## Exercise description
Every line must be returned precisely as it is written.

++++++++

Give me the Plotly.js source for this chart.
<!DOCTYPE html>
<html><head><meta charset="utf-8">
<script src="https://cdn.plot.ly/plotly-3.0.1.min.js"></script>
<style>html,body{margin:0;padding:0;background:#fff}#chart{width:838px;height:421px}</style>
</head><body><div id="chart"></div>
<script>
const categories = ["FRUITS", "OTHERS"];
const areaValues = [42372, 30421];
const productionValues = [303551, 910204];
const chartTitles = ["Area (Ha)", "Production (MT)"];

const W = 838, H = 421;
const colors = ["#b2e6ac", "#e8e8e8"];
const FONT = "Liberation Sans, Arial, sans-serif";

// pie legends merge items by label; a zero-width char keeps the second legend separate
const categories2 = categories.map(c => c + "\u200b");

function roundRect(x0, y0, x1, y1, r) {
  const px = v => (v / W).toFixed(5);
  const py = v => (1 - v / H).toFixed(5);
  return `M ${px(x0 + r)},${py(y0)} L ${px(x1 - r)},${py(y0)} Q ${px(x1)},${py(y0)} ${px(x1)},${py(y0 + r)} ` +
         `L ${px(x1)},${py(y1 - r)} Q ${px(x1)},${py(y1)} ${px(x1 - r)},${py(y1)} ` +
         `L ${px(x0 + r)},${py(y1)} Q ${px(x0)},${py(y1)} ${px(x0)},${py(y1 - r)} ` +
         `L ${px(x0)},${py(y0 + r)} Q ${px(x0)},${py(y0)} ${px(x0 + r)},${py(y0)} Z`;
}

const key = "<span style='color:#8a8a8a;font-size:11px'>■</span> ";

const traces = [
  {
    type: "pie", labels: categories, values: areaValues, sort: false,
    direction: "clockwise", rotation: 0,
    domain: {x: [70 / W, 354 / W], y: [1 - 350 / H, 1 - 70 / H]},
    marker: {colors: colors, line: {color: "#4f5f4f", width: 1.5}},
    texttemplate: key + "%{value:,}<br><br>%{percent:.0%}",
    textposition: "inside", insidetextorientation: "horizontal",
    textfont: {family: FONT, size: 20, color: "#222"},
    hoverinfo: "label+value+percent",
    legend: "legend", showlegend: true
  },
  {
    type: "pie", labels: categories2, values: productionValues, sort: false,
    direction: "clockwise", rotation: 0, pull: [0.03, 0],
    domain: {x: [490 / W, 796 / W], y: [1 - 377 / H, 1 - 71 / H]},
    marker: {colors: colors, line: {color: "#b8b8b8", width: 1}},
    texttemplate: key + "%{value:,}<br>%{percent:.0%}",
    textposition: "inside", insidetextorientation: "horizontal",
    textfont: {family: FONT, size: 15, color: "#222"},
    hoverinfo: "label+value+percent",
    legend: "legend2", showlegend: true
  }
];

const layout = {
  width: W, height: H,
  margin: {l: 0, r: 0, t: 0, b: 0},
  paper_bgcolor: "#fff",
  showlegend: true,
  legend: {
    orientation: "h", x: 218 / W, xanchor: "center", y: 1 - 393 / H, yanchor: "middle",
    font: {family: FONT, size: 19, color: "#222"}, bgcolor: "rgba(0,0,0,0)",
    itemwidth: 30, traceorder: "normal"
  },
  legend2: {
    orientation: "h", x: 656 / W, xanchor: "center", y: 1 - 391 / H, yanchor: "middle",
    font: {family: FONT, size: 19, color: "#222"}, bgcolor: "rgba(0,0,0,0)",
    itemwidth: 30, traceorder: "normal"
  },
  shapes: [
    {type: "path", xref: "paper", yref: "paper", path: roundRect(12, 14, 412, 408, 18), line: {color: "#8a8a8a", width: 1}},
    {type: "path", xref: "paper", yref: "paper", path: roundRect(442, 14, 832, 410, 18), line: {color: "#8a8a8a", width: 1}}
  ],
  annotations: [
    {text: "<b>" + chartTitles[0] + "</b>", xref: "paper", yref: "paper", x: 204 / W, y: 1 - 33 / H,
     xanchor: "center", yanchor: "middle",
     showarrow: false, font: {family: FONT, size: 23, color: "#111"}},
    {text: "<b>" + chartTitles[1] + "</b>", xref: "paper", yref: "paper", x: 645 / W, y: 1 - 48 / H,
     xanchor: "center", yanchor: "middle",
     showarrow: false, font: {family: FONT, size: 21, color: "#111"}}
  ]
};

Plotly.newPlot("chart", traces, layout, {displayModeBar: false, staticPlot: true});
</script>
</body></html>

++++++++

## Output for this task
Give me the Plotly.js source for this chart.
<!DOCTYPE html>
<html><head><meta charset="utf-8">
<script src="https://cdn.plot.ly/plotly-3.0.1.min.js"></script>
<style>html,body{margin:0;padding:0;background:#fff}#chart{width:838px;height:421px}</style>
</head><body><div id="chart"></div>
<script>
const categories = ["FRUITS", "OTHERS"];
const areaValues = [42372, 30421];
const productionValues = [303551, 910204];
const chartTitles = ["Area (Ha)", "Production (MT)"];

const W = 838, H = 421;
const colors = ["#b2e6ac", "#e8e8e8"];
const FONT = "Liberation Sans, Arial, sans-serif";

// pie legends merge items by label; a zero-width char keeps the second legend separate
const categories2 = categories.map(c => c + "\u200b");

function roundRect(x0, y0, x1, y1, r) {
  const px = v => (v / W).toFixed(5);
  const py = v => (1 - v / H).toFixed(5);
  return `M ${px(x0 + r)},${py(y0)} L ${px(x1 - r)},${py(y0)} Q ${px(x1)},${py(y0)} ${px(x1)},${py(y0 + r)} ` +
         `L ${px(x1)},${py(y1 - r)} Q ${px(x1)},${py(y1)} ${px(x1 - r)},${py(y1)} ` +
         `L ${px(x0 + r)},${py(y1)} Q ${px(x0)},${py(y1)} ${px(x0)},${py(y1 - r)} ` +
         `L ${px(x0)},${py(y0 + r)} Q ${px(x0)},${py(y0)} ${px(x0 + r)},${py(y0)} Z`;
}

const key = "<span style='color:#8a8a8a;font-size:11px'>■</span> ";

const traces = [
  {
    type: "pie", labels: categories, values: areaValues, sort: false,
    direction: "clockwise", rotation: 0,
    domain: {x: [70 / W, 354 / W], y: [1 - 350 / H, 1 - 70 / H]},
    marker: {colors: colors, line: {color: "#4f5f4f", width: 1.5}},
    texttemplate: key + "%{value:,}<br><br>%{percent:.0%}",
    textposition: "inside", insidetextorientation: "horizontal",
    textfont: {family: FONT, size: 20, color: "#222"},
    hoverinfo: "label+value+percent",
    legend: "legend", showlegend: true
  },
  {
    type: "pie", labels: categories2, values: productionValues, sort: false,
    direction: "clockwise", rotation: 0, pull: [0.03, 0],
    domain: {x: [490 / W, 796 / W], y: [1 - 377 / H, 1 - 71 / H]},
    marker: {colors: colors, line: {color: "#b8b8b8", width: 1}},
    texttemplate: key + "%{value:,}<br>%{percent:.0%}",
    textposition: "inside", insidetextorientation: "horizontal",
    textfont: {family: FONT, size: 15, color: "#222"},
    hoverinfo: "label+value+percent",
    legend: "legend2", showlegend: true
  }
];

const layout = {
  width: W, height: H,
  margin: {l: 0, r: 0, t: 0, b: 0},
  paper_bgcolor: "#fff",
  showlegend: true,
  legend: {
    orientation: "h", x: 218 / W, xanchor: "center", y: 1 - 393 / H, yanchor: "middle",
    font: {family: FONT, size: 19, color: "#222"}, bgcolor: "rgba(0,0,0,0)",
    itemwidth: 30, traceorder: "normal"
  },
  legend2: {
    orientation: "h", x: 656 / W, xanchor: "center", y: 1 - 391 / H, yanchor: "middle",
    font: {family: FONT, size: 19, color: "#222"}, bgcolor: "rgba(0,0,0,0)",
    itemwidth: 30, traceorder: "normal"
  },
  shapes: [
    {type: "path", xref: "paper", yref: "paper", path: roundRect(12, 14, 412, 408, 18), line: {color: "#8a8a8a", width: 1}},
    {type: "path", xref: "paper", yref: "paper", path: roundRect(442, 14, 832, 410, 18), line: {color: "#8a8a8a", width: 1}}
  ],
  annotations: [
    {text: "<b>" + chartTitles[0] + "</b>", xref: "paper", yref: "paper", x: 204 / W, y: 1 - 33 / H,
     xanchor: "center", yanchor: "middle",
     showarrow: false, font: {family: FONT, size: 23, color: "#111"}},
    {text: "<b>" + chartTitles[1] + "</b>", xref: "paper", yref: "paper", x: 645 / W, y: 1 - 48 / H,
     xanchor: "center", yanchor: "middle",
     showarrow: false, font: {family: FONT, size: 21, color: "#111"}}
  ]
};

Plotly.newPlot("chart", traces, layout, {displayModeBar: false, staticPlot: true});
</script>
</body></html>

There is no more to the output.